The second loss is architect Bob Cupp, whose career I'm unable to help you put in perspective, but who seems like a great guy in this reflection by Ron Whitten:
I last saw Bob Cupp, who died August 19 at age 76, back in June, a few months after he’d been diagnosed with pancreatic cancer. We met at his home in the Buckhead section of Atlanta, a house he had designed and built about 20 years ago, just around the corner from Capital City Club Brookhaven, whose course he’d totally remodeled almost a decade ago, a course I insist is now prettier than Augusta National.

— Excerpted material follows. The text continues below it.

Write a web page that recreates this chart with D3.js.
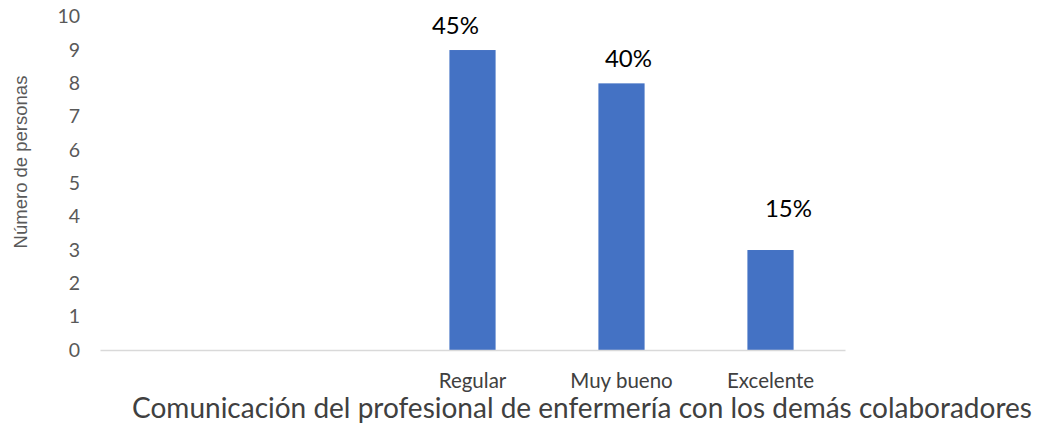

Do read the whole thing, as it's a wonderfully warm memory filled with great stories, including this one:
We talked of his early years, how he studied art at the University of Miami with the intention of being a commercial artist, and after graduation joined the U.S. Army, stationed in Fort Richardson, Alaska, where he played golf several times with Claude Harmon’s son, P.F. C. Butch Harmon. Bob and Butch ran into one another again 30 years later, at Pumpkin Ridge in Oregon, when Bob’s 36-hole complex was hosting the U.S. Amateur. Butch was there helping his latest pupil, Tiger Woods, who would win his third straight title that week and then turn pro. Bob said he and Butch had dinner during the event, each agreeing the other had turned out far better than expected.
Did that P.F.C. Harmon ever make anything of himself?

As I hinted, Cupp the architect is an enigma to me because of two specific words, Liberty National.  Now sometimes train wrecks aren't the architects fault, so we'll leave it at that....  But he spent much of his career working for Nicklaus, so the reader can draw his or her own conclusions...  His most acclaimed work is in Oregon, Crosswater and Pumpkin Ridge, and the former was unfortunately closed to replace the greens when the bride and I visited central Oregon.

Is that enough for now?  I'm afraid it will have to be, but I'll see you in the morning.